Thanks to the rise of food television and the growing currency of Instagram-worthy eats, the gospel of the stuffed burger has oozed out beyond the confines of the Twin Cities. In 2018, Thrillist included the Jucy Lucy on its list of the 101 dishes that changed America. But despite my own fairly deep roots in the region, I’ve never tried its most iconic dish, an oversight which I can only attribute to misplaced parental priorities.
The truth is that—despite mankind’s love of stuffed foods, and all testimony to the wonders of the Lucy aside—the cheeseburger strikes me as an unimprovable food. (It’s also one that, for whatever reason, doesn’t warrant its own entry on the Notable Sandwich list, despite room for the chiliburger, the Luther, the patty melt, the slider… and, of course, the Jucy Lucy.) But if this particular preparation is such a revelation, why isn’t it on the menu of every fast-food joint from Spokane to St. Petersberg? I put it down to liability and reliability: you can't just sling molten cheese around without risking serious legal ramifications, and it’s not that easy a dish to consistently replicate.
According to burger lore, the moment when the beloved working-class sandwich received its gourmet glow up occurred in 2001, when Chef Daniel Boulud added the DB Burger to his menu; it featured a sirloin patty stuffed with braised short ribs, foie gras, and truffles.
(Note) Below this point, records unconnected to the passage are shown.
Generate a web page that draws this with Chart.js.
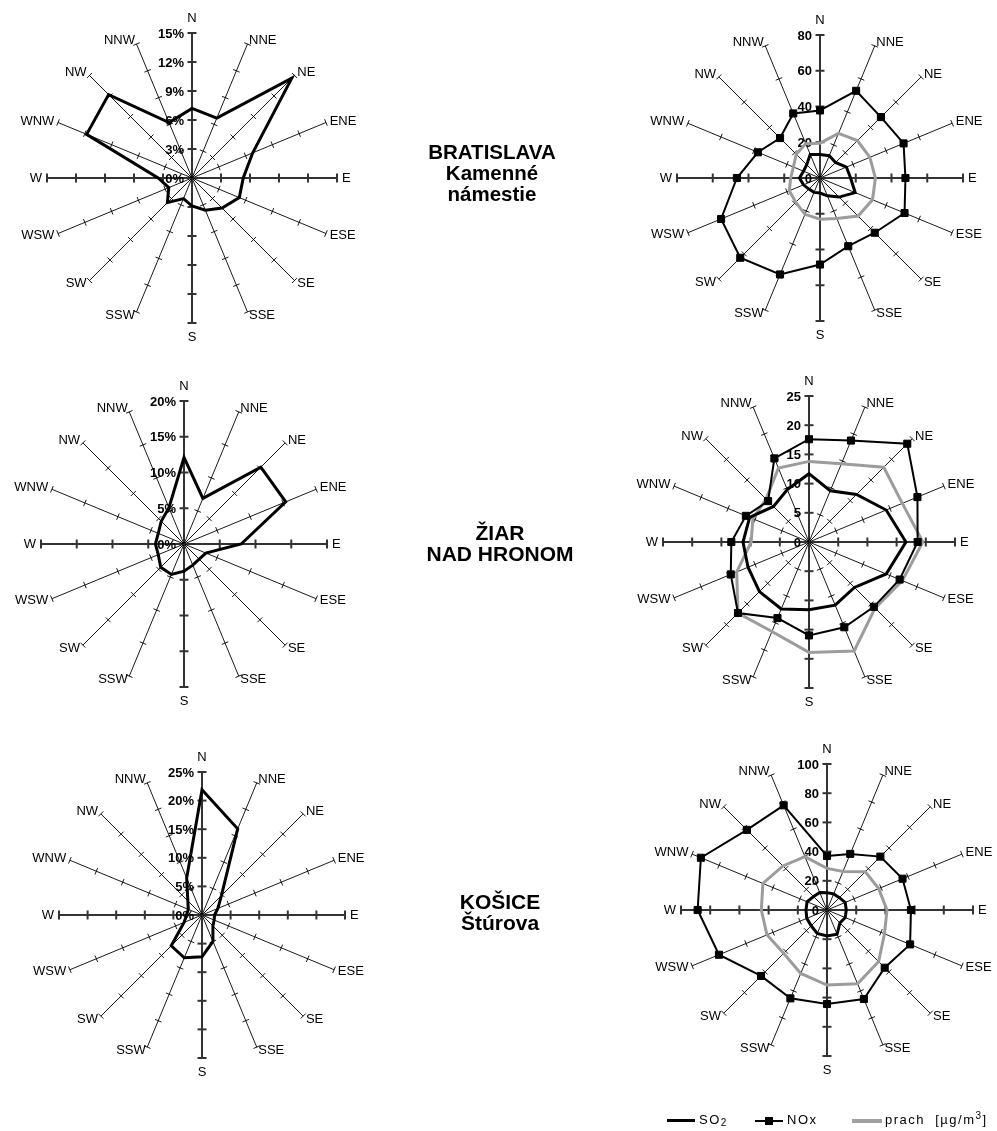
<!DOCTYPE html>
<html>
<head>
<meta charset="utf-8">
<script src="https://cdn.jsdelivr.net/npm/chart.js@4.4.1/dist/chart.umd.min.js"></script>
<style>
  body { margin: 0; background: #fff; width: 997px; height: 1131px; position: relative; overflow: hidden;
         font-family: "Liberation Sans", Arial, sans-serif; }
  canvas { position: absolute; }
  .site { position: absolute; width: 240px; text-align: center; font-weight: bold; font-size: 21px; line-height: 21px; color: #000; }
  .leg { position: absolute; font-size: 13px; line-height: 16px; letter-spacing: 1.5px; color: #000; }
  .leg sub { font-size: 10px; vertical-align: -2px; }
  .leg sup { font-size: 10px; vertical-align: 5px; line-height: 0; }
  .bar { position: absolute; }
</style>
</head>
<body>
<canvas id="ba1" width="400" height="400" style="left:-8px;top:-22px"></canvas>
<canvas id="ba2" width="400" height="400" style="left:620px;top:-22px"></canvas>
<canvas id="zh1" width="400" height="400" style="left:-16px;top:344px"></canvas>
<canvas id="zh2" width="400" height="400" style="left:609px;top:342px"></canvas>
<canvas id="ke1" width="400" height="400" style="left:2px;top:715px"></canvas>
<canvas id="ke2" width="400" height="400" style="left:627px;top:710px"></canvas>

<div class="site" style="left:372px;top:141px;font-size:20.5px">BRATISLAVA<br>Kamenné<br>námestie</div>
<div class="site" style="left:380px;top:522px">ŽIAR<br>NAD HRONOM</div>
<div class="site" style="left:380px;top:891px">KOŠICE<br>Štúrova</div>

<div class="bar" style="left:667px;top:1119px;width:28px;height:3px;background:#000"></div>
<div class="leg" style="left:699px;top:1112px">SO<sub>2</sub></div>
<div class="bar" style="left:755px;top:1120px;width:28px;height:2px;background:#000"></div>
<div class="bar" style="left:765px;top:1117px;width:8px;height:8px;background:#000"></div>
<div class="leg" style="left:787px;top:1112px">NOx</div>
<div class="bar" style="left:852px;top:1119px;width:30px;height:4px;background:#a0a0a0"></div>
<div class="leg" style="left:885px;top:1112px">prach&nbsp; [µg/m<sup>3</sup>]</div>

<script>
// smery vetra (od severu v smere hodinových ručičiek)
const smery = ["N", "NNE", "NE", "ENE", "E", "ESE", "SE", "SSE",
               "S", "SSW", "SW", "WSW", "W", "WNW", "NW", "NNW"];

// Bratislava - početnosť smerov vetra [%]
const vietorBA = [7.2, 6.7, 14.6, 6.8, 5.3, 5.3, 4.4, 3.6, 2.9, 2.3, 3.6, 2.6, 3.5, 11.8, 12.2, 6.2];
// Bratislava - koncentrácie [µg/m3]
const so2BA = [13.2, 13.5, 12.3, 16, 17.1, 21.3, 15.1, 10.8, 8.4, 8.7, 8.8, 10, 11.5, 10, 10.5, 14.3];
const noxBA = [37.8, 52.8, 48.2, 50.6, 47.8, 51.2, 43.3, 41.3, 48.4, 58.4, 63.1, 59.9, 46.5, 37.6, 31.6, 39.1];
const prachBA = [19.5, 27, 29.6, 30.2, 31, 31.8, 30.1, 24.5, 23.1, 22, 19.2, 18.6, 16.4, 16.1, 18.8, 20.8];

// Žiar nad Hronom
const vietorZH = [12.1, 6.9, 15.2, 15.4, 8.0, 3.3, 3.0, 3.2, 3.8, 4.6, 4.6, 3.9, 4.0, 3.9, 4.5, 5.5];
const so2ZH = [11.7, 9.5, 11.5, 14.3, 16.6, 14.3, 11.0, 11.7, 11.6, 12.4, 12.0, 11.3, 11.3, 11.0, 8.6, 9.7];
const noxZH = [17.6, 18.8, 23.8, 20.1, 18.6, 16.8, 15.7, 15.8, 16.0, 14.1, 17.2, 14.5, 13.3, 11.7, 9.9, 15.5];
const prachZH = [13.8, 14.5, 18.1, 17.3, 19.5, 17.3, 16.0, 20.2, 18.9, 16.6, 17.2, 13.4, 9.9, 10.4, 10.4, 13.7];

// Košice - Štúrova
const vietorKE = [21.9, 16.3, 4.8, 3.0, 2.2, 2.3, 2.7, 5.0, 7.3, 8.1, 7.6, 3.4, 2.7, 2.6, 3.5, 7.0];
const so2KE = [11.9, 11.9, 12, 13.5, 13.2, 13.5, 12.5, 18, 17.8, 17.4, 15.3, 15, 14.4, 14.8, 13, 12.9];
const noxKE = [37.0, 41.6, 51.7, 56, 57.5, 61.6, 55.9, 66, 64.4, 65.5, 63.9, 80.1, 88.6, 93.5, 77.6, 77.6];
const prachKE = [28.5, 28.6, 37.1, 38.3, 41.1, 42.6, 50, 54.7, 51.4, 47, 42, 44.5, 45, 47.5, 42.7, 39.6];

// hodnoty a popisy osí
const ticksBA1 = [0, 3, 6, 9, 12, 15];
const tickLabelsBA1 = ["0%", "3%", "6%", "9%", "12%", "15%"];
const ticksBA2 = [0, 20, 40, 60, 80];
const tickLabelsBA2 = ["0", "20", "40", "60", "80"];
const ticksZH1 = [0, 5, 10, 15, 20];
const tickLabelsZH1 = ["0%", "5%", "10%", "15%", "20%"];
const ticksZH2 = [0, 5, 10, 15, 20, 25];
const tickLabelsZH2 = ["0", "5", "10", "15", "20", "25"];
const ticksKE1 = [0, 5, 10, 15, 20, 25];
const tickLabelsKE1 = ["0%", "5%", "10%", "15%", "20%", "25%"];
const ticksKE2 = [0, 20, 40, 60, 80, 100];
const tickLabelsKE2 = ["0", "20", "40", "60", "80", "100"];

// kreslenie lúčov, značiek a popisov ružice
const ruzicaPlugin = {
  id: "ruzica",
  beforeDatasetsDraw(chart, args, opts) {
    const r = chart.scales.r;
    const ctx = chart.ctx;
    const n = chart.data.labels.length;
    const axisMax = opts.ticks[opts.ticks.length - 1];
    ctx.save();
    ctx.lineCap = "butt";
    for (let i = 0; i < n; i++) {
      const hlavna = i % 4 === 0;
      const c = r.getPointPositionForValue(i, 0);
      const end = r.getPointPositionForValue(i, axisMax);
      ctx.strokeStyle = hlavna ? "#333" : "#000";
      ctx.lineWidth = hlavna ? 2 : 0.9;
      ctx.beginPath();
      ctx.moveTo(c.x, c.y);
      ctx.lineTo(end.x, end.y);
      ctx.stroke();
      // značky na lúči
      const half = hlavna ? 4.5 : 3.5;
      opts.ticks.forEach((v) => {
        if (v === 0) return;
        const p = r.getPointPositionForValue(i, v);
        const px = -Math.sin(p.angle), py = Math.cos(p.angle);
        ctx.beginPath();
        ctx.moveTo(p.x - px * half, p.y - py * half);
        ctx.lineTo(p.x + px * half, p.y + py * half);
        ctx.stroke();
      });
    }
    // popisy smerov
    ctx.fillStyle = "#000";
    ctx.font = "13px 'Liberation Sans', Arial, sans-serif";
    const dist = r.getDistanceFromCenterForValue(axisMax);
    chart.data.labels.forEach((lab, i) => {
      if (i === 0) {
        const p = r.getPointPosition(i, dist + 15);
        ctx.textAlign = "center"; ctx.textBaseline = "middle";
        ctx.fillText(lab, p.x, p.y);
      } else if (i === 8) {
        const p = r.getPointPosition(i, dist + 14);
        ctx.textAlign = "center"; ctx.textBaseline = "middle";
        ctx.fillText(lab, p.x, p.y);
      } else {
        const p = r.getPointPosition(i, dist + (i % 4 === 0 ? 5 : 4));
        ctx.textAlign = Math.cos(p.angle) > 0 ? "left" : "right";
        ctx.textBaseline = "middle";
        ctx.fillText(lab, p.x, p.y);
      }
    });
    // hodnoty na severnej osi
    ctx.font = "bold 13px 'Liberation Sans', Arial, sans-serif";
    ctx.textAlign = "right";
    ctx.textBaseline = "middle";
    opts.ticks.forEach((v, k) => {
      const p = r.getPointPositionForValue(0, v);
      ctx.fillText(opts.tickLabels[k], p.x - 8, p.y + 1);
    });
    ctx.restore();
  }
};

function ciara(data, farba, hrubka, body) {
  return {
    data: data,
    borderColor: farba,
    backgroundColor: farba,
    borderWidth: hrubka,
    fill: false,
    tension: 0,
    pointStyle: "rect",
    pointRadius: body ? 5 : 0,
    pointBackgroundColor: farba,
    pointBorderColor: farba,
    pointBorderWidth: 1,
  };
}

function ruzica(id, datasets, ticks, tickLabels, polomer) {
  const canvas = document.getElementById(id);
  const axisMax = ticks[ticks.length - 1];
  const half = canvas.width / 2;
  new Chart(canvas, {
    type: "radar",
    data: { labels: smery, datasets: datasets },
    options: {
      responsive: false,
      animation: false,
      layout: { padding: 0 },
      scales: {
        r: {
          min: 0,
          max: (axisMax * half) / polomer, // os končí na hodnote axisMax
          grid: { display: false },
          angleLines: { display: false },
          pointLabels: { display: false },
          ticks: { display: false },
        },
      },
      plugins: {
        legend: { display: false },
        tooltip: { enabled: false },
        ruzica: { ticks: ticks, tickLabels: tickLabels },
      },
    },
    plugins: [ruzicaPlugin],
  });
}

ruzica("ba1", [ciara(vietorBA, "#000", 3, false)], ticksBA1, tickLabelsBA1, 145);
ruzica("ba2", [ciara(so2BA, "#000", 3, false), ciara(noxBA, "#000", 2, true), ciara(prachBA, "#9c9c9c", 3, false)],
  ticksBA2, tickLabelsBA2, 143);
ruzica("zh1", [ciara(vietorZH, "#000", 3, false)], ticksZH1, tickLabelsZH1, 143);
ruzica("zh2", [ciara(so2ZH, "#000", 3, false), ciara(noxZH, "#000", 2, true), ciara(prachZH, "#9c9c9c", 3, false)],
  ticksZH2, tickLabelsZH2, 146);
ruzica("ke1", [ciara(vietorKE, "#000", 3, false)], ticksKE1, tickLabelsKE1, 143);
ruzica("ke2", [ciara(so2KE, "#000", 3, false), ciara(noxKE, "#000", 2, true), ciara(prachKE, "#9c9c9c", 3, false)],
  ticksKE2, tickLabelsKE2, 146);
</script>
</body>
</html>
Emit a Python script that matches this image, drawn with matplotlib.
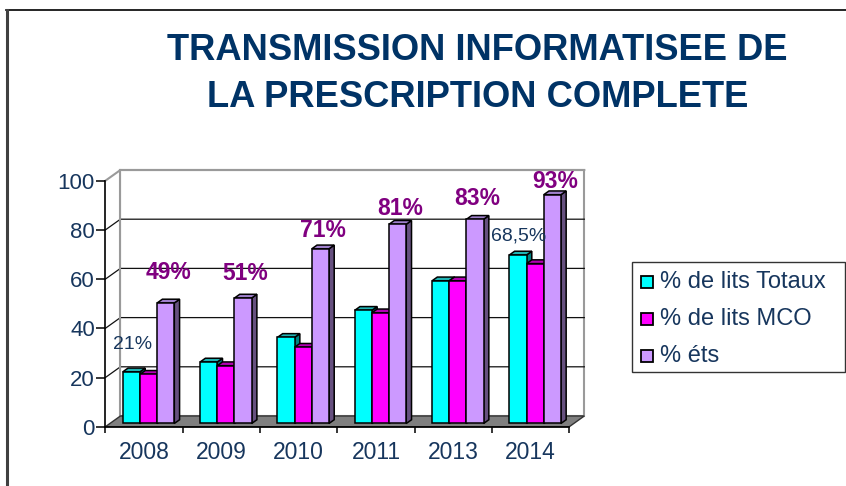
import matplotlib
matplotlib.use("Agg")
import matplotlib.pyplot as plt
from matplotlib.patches import Polygon, Rectangle
from matplotlib.lines import Line2D
import numpy as np

# =========================================================
# DONNEES
# =========================================================
years = ["2008", "2009", "2010", "2011", "2013", "2014"]
lits_totaux = [21, 25, 35, 46, 58, 68.5]
lits_mco = [20, 23.5, 31, 45, 58, 65]
etablissements = [49, 51, 71, 81, 83, 93]
series_names = ["% de lits Totaux", "% de lits MCO", "% éts"]

ets_labels = ["49%", "51%", "71%", "81%", "83%", "93%"]
totaux_notes = {0: "21%", 5: "68,5%"}
title_lines = ["TRANSMISSION INFORMATISEE DE", "LA PRESCRIPTION COMPLETE"]

# hauteur des etiquettes au-dessus des barres (placement manuel du document)
ets_label_lift = [13.5, 11.1, 8.6, 7.7, 9.9, 6.5]
totaux_note_shift = {0: (0.075, 12.6), 5: (0.063, 9.0)}

# =========================================================
# STYLE
# =========================================================
plt.rcParams["font.family"] = ["Liberation Sans", "DejaVu Sans"]

W_PX, H_PX = 846, 486
NAVY = "#17365D"
face_colors = ["#00FFFF", "#FF00FF", "#CC99FF"]
top_colors = ["#1FB3B3", "#B300B3", "#9F80CC"]
side_colors = ["#008080", "#800080", "#66507F"]


def fx(px):
    return px / W_PX


def fy(py):
    return 1 - py / H_PX


fig = plt.figure(figsize=(W_PX / 100, H_PX / 100), dpi=100)
fig.patch.set_facecolor("white")

# cadre de la diapositive
fig.add_artist(Line2D([fx(6), fx(846)], [fy(10.5), fy(10.5)],
                      color="black", lw=1.2))
fig.add_artist(Line2D([fx(6.5), fx(6.5)], [fy(10), fy(486)],
                      color="#404040", lw=2.2))

# titre
for k, line in enumerate(title_lines):
    fig.text(fx(477.5), fy(50 + 47 * k), line, ha="center", va="center",
             fontsize=26.2, fontweight="bold", color="#003366")

# =========================================================
# AXES (plan avant du graphique 3D)
# =========================================================
ax = fig.add_axes([fx(105.4), fy(426.7), (569.3 - 105.4) / W_PX,
                   (426.7 - 180.7) / H_PX])
ax.set_xlim(-0.5, 5.5)
ax.set_ylim(0, 100)
ax.patch.set_visible(False)

n = len(years)
DX = 15 / ((569.3 - 105.4) / n)      # profondeur en unites x
DY = 10.7 / ((426.7 - 180.7) / 100)  # profondeur en unites y
x0, x1 = -0.5, n - 0.5

# parois
ax.add_patch(Polygon([(x0 + DX, DY), (x1 + DX, DY), (x1 + DX, 100 + DY),
                      (x0 + DX, 100 + DY)], closed=True, facecolor="white",
                     edgecolor="#9A9A9A", lw=1.5, zorder=0.5, clip_on=False))
ax.add_patch(Polygon([(x0, 0), (x0 + DX, DY), (x0 + DX, 100 + DY), (x0, 100)],
                     closed=True, facecolor="white", edgecolor="none",
                     zorder=0.6, clip_on=False))
for v in range(20, 100, 20):
    ax.plot([x0, x0 + DX, x1 + DX], [v, v + DY, v + DY], color="#111111",
            lw=0.9, zorder=1, clip_on=False)
ax.plot([x0, x0 + DX, x1 + DX], [100, 100 + DY, 100 + DY], color="#9A9A9A",
        lw=1.5, zorder=1, clip_on=False)
ax.plot([x0 + DX, x0 + DX], [DY, 100 + DY], color="#9A9A9A", lw=1.5,
        zorder=1, clip_on=False)

# sol
ax.add_patch(Polygon([(x0, 0), (x1, 0), (x1 + DX, DY), (x0 + DX, DY)],
                     closed=True, facecolor="#7F7F7F", edgecolor="#333333",
                     lw=1, zorder=2, clip_on=False))

# =========================================================
# BARRES 3D
# =========================================================
series = [lits_totaux, lits_mco, etablissements]
bw = 2 / 9
f0, f1 = 0.3, 0.65
z = 3
for i in range(n):
    for j, values in enumerate(series):
        v = values[i]
        left = i + (j - 1) * bw - bw / 2
        right = left + bw
        front = [(left + f0 * DX, f0 * DY), (right + f0 * DX, f0 * DY),
                 (right + f0 * DX, v + f0 * DY), (left + f0 * DX, v + f0 * DY)]
        top = [(left + f0 * DX, v + f0 * DY), (right + f0 * DX, v + f0 * DY),
               (right + f1 * DX, v + f1 * DY), (left + f1 * DX, v + f1 * DY)]
        side = [(right + f0 * DX, f0 * DY), (right + f1 * DX, f1 * DY),
                (right + f1 * DX, v + f1 * DY), (right + f0 * DX, v + f0 * DY)]
        for poly, col in ((side, side_colors[j]), (top, top_colors[j]),
                          (front, face_colors[j])):
            ax.add_patch(Polygon(poly, closed=True, facecolor=col,
                                 edgecolor="black", lw=1.1, zorder=z,
                                 clip_on=False))
        z += 0.01

# etiquettes
mid = (f0 + f1) / 2
for i, (v, lab) in enumerate(zip(etablissements, ets_labels)):
    xc = i + bw + mid * DX
    ax.text(xc, v + ets_label_lift[i], lab, ha="center", va="center",
            fontsize=16.5, fontweight="bold", color="#800080", zorder=10,
            clip_on=False)
for i, lab in totaux_notes.items():
    ddx, ddy = totaux_note_shift[i]
    ax.text(i - bw + ddx, lits_totaux[i] + ddy, lab, ha="center", va="center",
            fontsize=14, color=NAVY, zorder=10, clip_on=False)

# =========================================================
# AXES / GRADUATIONS
# =========================================================
for s in ("top", "right"):
    ax.spines[s].set_visible(False)
for s in ("left", "bottom"):
    ax.spines[s].set_color("black")
    ax.spines[s].set_linewidth(1.2)
    ax.spines[s].set_zorder(5)

ax.set_yticks(range(0, 101, 20))
ax.tick_params(axis="y", length=6.5, width=1.1, color="black", pad=1,
               labelsize=16, labelcolor=NAVY)
ax.set_xticks(np.arange(x0, x1 + 0.01, 1))
ax.set_xticklabels([])
ax.set_xticks(range(n), minor=True)
ax.set_xticklabels(years, minor=True)
ax.tick_params(axis="x", which="major", length=4.5, width=1.1, color="black")
ax.tick_params(axis="x", which="minor", length=0, pad=10, labelsize=16.5,
               labelcolor=NAVY)

# =========================================================
# LEGENDE
# =========================================================
fig.add_artist(Rectangle((fx(632), fy(372)), 213 / W_PX, 110 / H_PX,
                         transform=fig.transFigure, facecolor="white",
                         edgecolor="#333333", lw=1))
for k, name in enumerate(series_names):
    yc = 281.7 + 37.2 * k
    fig.add_artist(Rectangle((fx(640.5), fy(yc + 6)), 12 / W_PX, 12 / H_PX,
                             transform=fig.transFigure,
                             facecolor=face_colors[k], edgecolor="black",
                             lw=1.3))
    fig.text(fx(660), fy(yc), name, ha="left", va="center", fontsize=17,
             color=NAVY)

fig.savefig("out.png", dpi=100)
The result may not have been as outrageous as Grimod de La Reynière’s 17-layer rôti sans pareil from 1807, but it was still a sensation, igniting a gourmet burger arms race. I’ve had the DB, and while I have no regrets, I also know that the best burger has no need for gussying. The Jucy Lucy might be an exception, though—after all, aren’t the best things in life a bit cheesy on the inside? So the next time I make my way to the Twin Cities, a trip to Matt’s Bar will be at the top of my to-do list. Foie gras and truffles may work in Manhattan, but if you’re looking for the true “ambrosia of burgerdom” the only stuffed version you need is waiting for you in Minnesota. Nice.